>> start Information shown

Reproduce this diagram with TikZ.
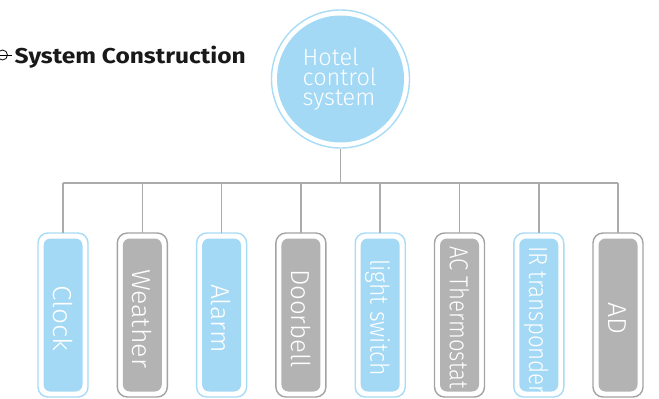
\documentclass[tikz,border=0pt]{standalone}
\usepackage{fontspec}
\usepackage{graphicx}
\setmainfont{Fira Sans}[UprightFont=* Light, BoldFont=* Bold]
\definecolor{skyfill}{HTML}{A3D9F5}
\definecolor{skyline}{HTML}{A8DBF5}
\definecolor{grayfill}{HTML}{B3B3B3}
\definecolor{grayline}{HTML}{A3A3A3}
\definecolor{wire}{HTML}{ABABAB}
\begin{document}
\begin{tikzpicture}[x=1pt,y=-1pt,
  wireline/.style={draw=wire,line width=1.6pt},
  outerbox/.style={rounded corners=10pt,line width=1.4pt,fill=white},
  innerbox/.style={rounded corners=7pt},
  itemtext/.style={text=white,font=\fontsize{26}{26}\selectfont,rotate=-90,inner sep=0pt,text height=19.5pt,text depth=0pt},
]
\useasboundingbox (0,0) rectangle (659,399);
% title
\draw[line width=0.8pt] (2.5,55) circle (5);
\draw[line width=0.8pt] (-3,55) -- (12,55);
\node[anchor=base west,inner sep=0pt,font=\fontsize{21.5}{21.5}\selectfont\bfseries,text=black!90] (title) at (14.5,63) {\resizebox{231pt}{\height}{System Construction}};
% hub
\node[circle,draw=skyline,line width=1.4pt,minimum size=138pt,inner sep=0pt] (hub) at (340.5,79) {};
\fill[skyfill] (hub.center) circle (63.5);
\node[anchor=base west,text=white,align=left,inner sep=0pt,font=\fontsize{23.5}{20}\selectfont] (hubtext) at (302.5,105) {Hotel\\control\\system};
% bus
\coordinate (busL) at (63,183);
\coordinate (busR) at (618,183);
\coordinate (busM) at (340.5,183);
\draw[wireline] (hub.south) -- (busM);
\draw[wireline] (busL) -- (busR);
% boxes
\foreach \i/\x/\kind/\len/\cy/\txt in {1/63/sky/66/318/Clock,2/142.3/gray/99/318.5/Weather,3/221.6/sky/69/318.5/Alarm,4/300.9/gray/99/318.5/Doorbell,5/380.2/sky/117/317.5/light switch,6/459.5/gray/143/317.5/AC Thermostat,7/538.8/sky/148/320/IR transponder,8/618/gray/32/318/AD}{
  \coordinate (top\i) at (\x,183);
  \draw[outerbox,draw=\kind line] (\x-25,233) rectangle (\x+25,397);
  \fill[innerbox,\kind fill] (\x-19.5,238.5) rectangle (\x+19.5,391.5);
  \coordinate (boxtop\i) at (\x,233);
  \draw[wireline] (top\i) -- (boxtop\i);
  \node[itemtext] (item\i) at (\x,\cy) {\resizebox{\len pt}{\height}{\txt}};
}
\end{tikzpicture}
\end{document}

>> end Information shown

- Direction
Transcribe the material as is, with images omitted.

- Completed task
Reproduce this diagram with TikZ.
\documentclass[tikz,border=0pt]{standalone}
\usepackage{fontspec}
\usepackage{graphicx}
\setmainfont{Fira Sans}[UprightFont=* Light, BoldFont=* Bold]
\definecolor{skyfill}{HTML}{A3D9F5}
\definecolor{skyline}{HTML}{A8DBF5}
\definecolor{grayfill}{HTML}{B3B3B3}
\definecolor{grayline}{HTML}{A3A3A3}
\definecolor{wire}{HTML}{ABABAB}
\begin{document}
\begin{tikzpicture}[x=1pt,y=-1pt,
  wireline/.style={draw=wire,line width=1.6pt},
  outerbox/.style={rounded corners=10pt,line width=1.4pt,fill=white},
  innerbox/.style={rounded corners=7pt},
  itemtext/.style={text=white,font=\fontsize{26}{26}\selectfont,rotate=-90,inner sep=0pt,text height=19.5pt,text depth=0pt},
]
\useasboundingbox (0,0) rectangle (659,399);
% title
\draw[line width=0.8pt] (2.5,55) circle (5);
\draw[line width=0.8pt] (-3,55) -- (12,55);
\node[anchor=base west,inner sep=0pt,font=\fontsize{21.5}{21.5}\selectfont\bfseries,text=black!90] (title) at (14.5,63) {\resizebox{231pt}{\height}{System Construction}};
% hub
\node[circle,draw=skyline,line width=1.4pt,minimum size=138pt,inner sep=0pt] (hub) at (340.5,79) {};
\fill[skyfill] (hub.center) circle (63.5);
\node[anchor=base west,text=white,align=left,inner sep=0pt,font=\fontsize{23.5}{20}\selectfont] (hubtext) at (302.5,105) {Hotel\\control\\system};
% bus
\coordinate (busL) at (63,183);
\coordinate (busR) at (618,183);
\coordinate (busM) at (340.5,183);
\draw[wireline] (hub.south) -- (busM);
\draw[wireline] (busL) -- (busR);
% boxes
\foreach \i/\x/\kind/\len/\cy/\txt in {1/63/sky/66/318/Clock,2/142.3/gray/99/318.5/Weather,3/221.6/sky/69/318.5/Alarm,4/300.9/gray/99/318.5/Doorbell,5/380.2/sky/117/317.5/light switch,6/459.5/gray/143/317.5/AC Thermostat,7/538.8/sky/148/320/IR transponder,8/618/gray/32/318/AD}{
  \coordinate (top\i) at (\x,183);
  \draw[outerbox,draw=\kind line] (\x-25,233) rectangle (\x+25,397);
  \fill[innerbox,\kind fill] (\x-19.5,238.5) rectangle (\x+19.5,391.5);
  \coordinate (boxtop\i) at (\x,233);
  \draw[wireline] (top\i) -- (boxtop\i);
  \node[itemtext] (item\i) at (\x,\cy) {\resizebox{\len pt}{\height}{\txt}};
}
\end{tikzpicture}
\end{document}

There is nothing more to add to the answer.